[Stored entries]
>>>>
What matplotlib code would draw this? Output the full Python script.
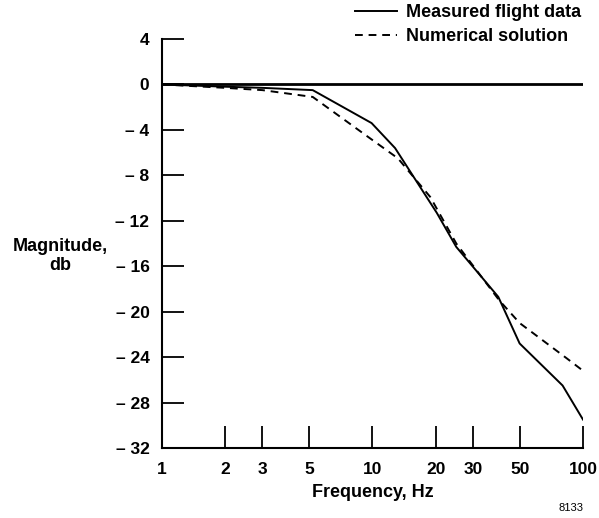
import numpy as np
import matplotlib
matplotlib.use("Agg")
import matplotlib.pyplot as plt

plt.rcParams['font.family'] = ['Liberation Sans', 'DejaVu Sans']
plt.rcParams['font.weight'] = 'bold'

# measured flight data
freq_meas = [1, 2, 3, 5.2, 9.9, 12.8, 20.2, 25, 39.6, 50, 80, 100]
mag_meas = [0, -0.2, -0.3, -0.5, -3.4, -5.6, -11.3, -14.3, -18.7, -22.8, -26.5, -29.5]

# numerical solution
freq_num = [1, 2, 3, 5.2, 9.5, 13.2, 18.8, 25, 40, 50, 83.6, 100]
mag_num = [0, -0.3, -0.5, -1.1, -4.6, -6.5, -9.9, -14.0, -19.0, -21.0, -24.1, -25.2]

xticks = [1, 2, 3, 5, 10, 20, 30, 50, 100]
yticks = [4, 0, -4, -8, -12, -16, -20, -24, -28, -32]

fig = plt.figure(figsize=(5.99, 5.18), dpi=100)
ax = fig.add_axes([162/599, 70/518, 421/599, 409/518])

ax.axhline(0, color='black', lw=2.0)
l1, = ax.plot(freq_meas, mag_meas, color='black', lw=1.4, label='Measured flight data')
l2, = ax.plot(freq_num, mag_num, color='black', lw=1.4, ls=(0, (4, 3)), label='Numerical solution')

ax.set_xscale('log')
ax.set_xlim(1, 100)
ax.set_ylim(-32, 4)
ax.set_xticks(xticks)
ax.set_xticklabels([str(t) for t in xticks])
ax.xaxis.set_minor_locator(matplotlib.ticker.NullLocator())
ax.set_yticks(yticks)
ax.set_yticklabels([str(t) if t >= 0 else '\u2013 ' + str(-t) for t in yticks])

for s in ['top', 'right']:
    ax.spines[s].set_visible(False)
ax.spines['left'].set_linewidth(1.5)
ax.spines['bottom'].set_linewidth(1.5)
ax.tick_params(axis='both', direction='in', length=16, width=1.3, labelsize=12.5)
ax.tick_params(axis='x', pad=10)
ax.tick_params(axis='y', pad=9)

ax.set_xlabel('Frequency, Hz', fontsize=13, fontweight='bold', labelpad=5)
fig.text(60/599, 1 - 256/518, 'Magnitude,\ndb', ha='center', va='center',
         fontsize=13, fontweight='bold', linespacing=1.1)
fig.text(571/599, 1 - 508/518, '8133', ha='center', va='center', fontsize=8, fontweight='normal')

fig.legend(handles=[l1, l2], loc='upper left', bbox_to_anchor=(355/599, 1 - 4/518),
           frameon=False, fontsize=13, handlelength=2.3, handletextpad=0.5,
           labelspacing=0.4, borderaxespad=0.0, borderpad=0.0)

fig.savefig('out.png', dpi=100)
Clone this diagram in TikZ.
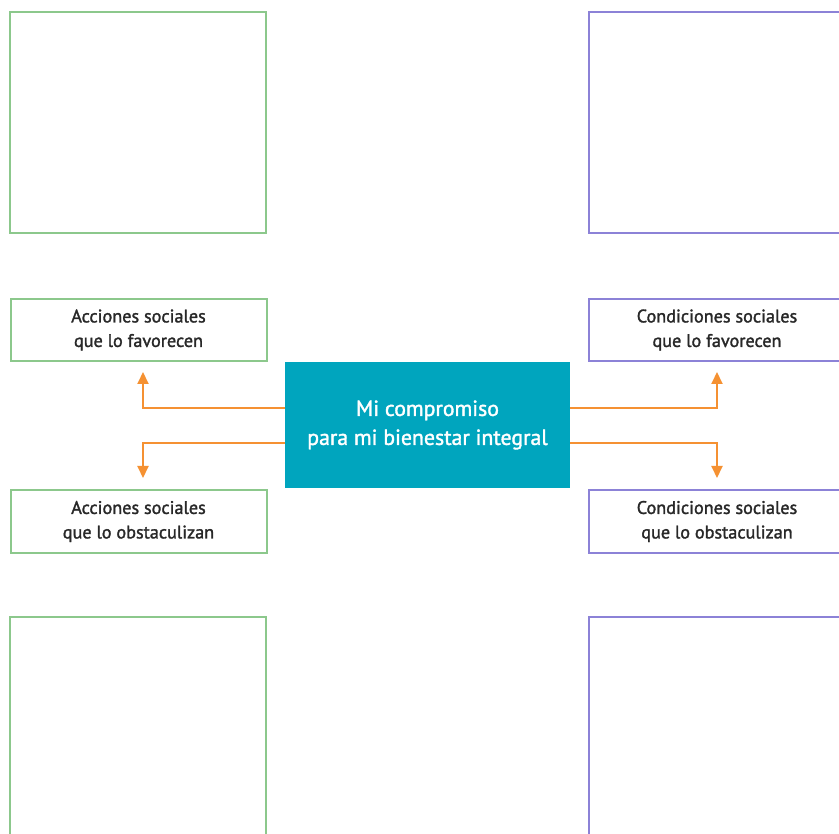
\documentclass[tikz,border=0pt]{standalone}
\usepackage{fontspec}
\setmainfont{PT Sans}
\newfontfamily\midfont[FakeBold=1.6]{PT Sans}
\usetikzlibrary{arrows.meta}
\definecolor{boxgreen}{RGB}{140,200,140}
\definecolor{boxpurple}{RGB}{140,130,215}
\definecolor{centerteal}{RGB}{0,165,190}
\definecolor{arrorange}{RGB}{245,145,50}
\definecolor{txtgray}{RGB}{40,40,40}
\begin{document}
\begin{tikzpicture}[x=1pt,y=-1pt,
  gbox/.style={draw=boxgreen,line width=2pt,inner sep=0pt},
  pbox/.style={draw=boxpurple,line width=2pt,inner sep=0pt},
  lbl/.style={align=center,text=txtgray,font=\midfont\fontsize{18.2}{24.5}\selectfont},
  arr/.style={draw=arrorange,line width=2pt,-{Triangle[length=12pt,width=11pt]}}]
\clip (0,0) rectangle (839,834);
\fill[white] (0,0) rectangle (839,834);
% big empty boxes
\node[gbox,minimum width=256,minimum height=221] (tl) at (138,122.5) {};
\node[pbox,minimum width=256,minimum height=221] (tr) at (717,122.5) {};
\node[gbox,minimum width=256,minimum height=228] (bl) at (138,731) {};
\node[pbox,minimum width=256,minimum height=228] (br) at (717,731) {};
% labels
\node[gbox,lbl,minimum width=256,minimum height=62] (la1) at (138.5,330) {Acciones sociales\\que lo favorecen};
\node[gbox,lbl,minimum width=256,minimum height=62] (la2) at (138.5,521.5) {Acciones sociales\\que lo obstaculizan};
\node[pbox,lbl,minimum width=256,minimum height=62] (lc1) at (717,330) {Condiciones sociales\\que lo favorecen};
\node[pbox,lbl,minimum width=256,minimum height=62] (lc2) at (717,521.5) {Condiciones sociales\\que lo obstaculizan};
% center
\node[fill=centerteal,minimum width=285,minimum height=126,inner sep=0pt,align=center,text=white,
  font=\midfont\fontsize{21.8}{29}\selectfont] (c) at (427.5,425) {Mi compromiso\\para mi bienestar integral};
% arrow ends
\coordinate (e1) at (143,372);
\coordinate (e2) at (143,478);
\coordinate (e3) at (717,372);
\coordinate (e4) at (717,478);
\draw[arr] (c.west |- 0,408) -| (e1);
\draw[arr] (c.west |- 0,443) -| (e2);
\draw[arr] (c.east |- 0,408) -| (e3);
\draw[arr] (c.east |- 0,443) -| (e4);
\end{tikzpicture}
\end{document}
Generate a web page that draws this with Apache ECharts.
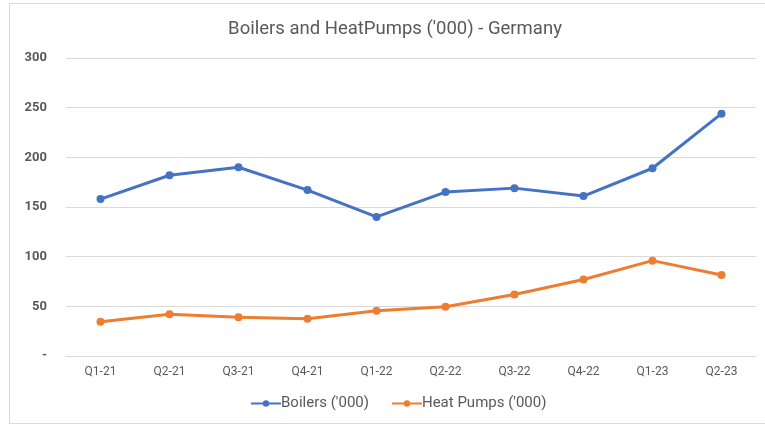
<<<<
> _WHAT TO WORK ON_: Without the images, write out each line of the data verbatim.

> _RESPONSE TO THIS EXERCISE_:
What matplotlib code would draw this? Output the full Python script.
import numpy as np
import matplotlib
matplotlib.use("Agg")
import matplotlib.pyplot as plt

plt.rcParams['font.family'] = ['Liberation Sans', 'DejaVu Sans']
plt.rcParams['font.weight'] = 'bold'

# measured flight data
freq_meas = [1, 2, 3, 5.2, 9.9, 12.8, 20.2, 25, 39.6, 50, 80, 100]
mag_meas = [0, -0.2, -0.3, -0.5, -3.4, -5.6, -11.3, -14.3, -18.7, -22.8, -26.5, -29.5]

# numerical solution
freq_num = [1, 2, 3, 5.2, 9.5, 13.2, 18.8, 25, 40, 50, 83.6, 100]
mag_num = [0, -0.3, -0.5, -1.1, -4.6, -6.5, -9.9, -14.0, -19.0, -21.0, -24.1, -25.2]

xticks = [1, 2, 3, 5, 10, 20, 30, 50, 100]
yticks = [4, 0, -4, -8, -12, -16, -20, -24, -28, -32]

fig = plt.figure(figsize=(5.99, 5.18), dpi=100)
ax = fig.add_axes([162/599, 70/518, 421/599, 409/518])

ax.axhline(0, color='black', lw=2.0)
l1, = ax.plot(freq_meas, mag_meas, color='black', lw=1.4, label='Measured flight data')
l2, = ax.plot(freq_num, mag_num, color='black', lw=1.4, ls=(0, (4, 3)), label='Numerical solution')

ax.set_xscale('log')
ax.set_xlim(1, 100)
ax.set_ylim(-32, 4)
ax.set_xticks(xticks)
ax.set_xticklabels([str(t) for t in xticks])
ax.xaxis.set_minor_locator(matplotlib.ticker.NullLocator())
ax.set_yticks(yticks)
ax.set_yticklabels([str(t) if t >= 0 else '\u2013 ' + str(-t) for t in yticks])

for s in ['top', 'right']:
    ax.spines[s].set_visible(False)
ax.spines['left'].set_linewidth(1.5)
ax.spines['bottom'].set_linewidth(1.5)
ax.tick_params(axis='both', direction='in', length=16, width=1.3, labelsize=12.5)
ax.tick_params(axis='x', pad=10)
ax.tick_params(axis='y', pad=9)

ax.set_xlabel('Frequency, Hz', fontsize=13, fontweight='bold', labelpad=5)
fig.text(60/599, 1 - 256/518, 'Magnitude,\ndb', ha='center', va='center',
         fontsize=13, fontweight='bold', linespacing=1.1)
fig.text(571/599, 1 - 508/518, '8133', ha='center', va='center', fontsize=8, fontweight='normal')

fig.legend(handles=[l1, l2], loc='upper left', bbox_to_anchor=(355/599, 1 - 4/518),
           frameon=False, fontsize=13, handlelength=2.3, handletextpad=0.5,
           labelspacing=0.4, borderaxespad=0.0, borderpad=0.0)

fig.savefig('out.png', dpi=100)
Clone this diagram in TikZ.
\documentclass[tikz,border=0pt]{standalone}
\usepackage{fontspec}
\setmainfont{PT Sans}
\newfontfamily\midfont[FakeBold=1.6]{PT Sans}
\usetikzlibrary{arrows.meta}
\definecolor{boxgreen}{RGB}{140,200,140}
\definecolor{boxpurple}{RGB}{140,130,215}
\definecolor{centerteal}{RGB}{0,165,190}
\definecolor{arrorange}{RGB}{245,145,50}
\definecolor{txtgray}{RGB}{40,40,40}
\begin{document}
\begin{tikzpicture}[x=1pt,y=-1pt,
  gbox/.style={draw=boxgreen,line width=2pt,inner sep=0pt},
  pbox/.style={draw=boxpurple,line width=2pt,inner sep=0pt},
  lbl/.style={align=center,text=txtgray,font=\midfont\fontsize{18.2}{24.5}\selectfont},
  arr/.style={draw=arrorange,line width=2pt,-{Triangle[length=12pt,width=11pt]}}]
\clip (0,0) rectangle (839,834);
\fill[white] (0,0) rectangle (839,834);
% big empty boxes
\node[gbox,minimum width=256,minimum height=221] (tl) at (138,122.5) {};
\node[pbox,minimum width=256,minimum height=221] (tr) at (717,122.5) {};
\node[gbox,minimum width=256,minimum height=228] (bl) at (138,731) {};
\node[pbox,minimum width=256,minimum height=228] (br) at (717,731) {};
% labels
\node[gbox,lbl,minimum width=256,minimum height=62] (la1) at (138.5,330) {Acciones sociales\\que lo favorecen};
\node[gbox,lbl,minimum width=256,minimum height=62] (la2) at (138.5,521.5) {Acciones sociales\\que lo obstaculizan};
\node[pbox,lbl,minimum width=256,minimum height=62] (lc1) at (717,330) {Condiciones sociales\\que lo favorecen};
\node[pbox,lbl,minimum width=256,minimum height=62] (lc2) at (717,521.5) {Condiciones sociales\\que lo obstaculizan};
% center
\node[fill=centerteal,minimum width=285,minimum height=126,inner sep=0pt,align=center,text=white,
  font=\midfont\fontsize{21.8}{29}\selectfont] (c) at (427.5,425) {Mi compromiso\\para mi bienestar integral};
% arrow ends
\coordinate (e1) at (143,372);
\coordinate (e2) at (143,478);
\coordinate (e3) at (717,372);
\coordinate (e4) at (717,478);
\draw[arr] (c.west |- 0,408) -| (e1);
\draw[arr] (c.west |- 0,443) -| (e2);
\draw[arr] (c.east |- 0,408) -| (e3);
\draw[arr] (c.east |- 0,443) -| (e4);
\end{tikzpicture}
\end{document}
Generate a web page that draws this with Apache ECharts.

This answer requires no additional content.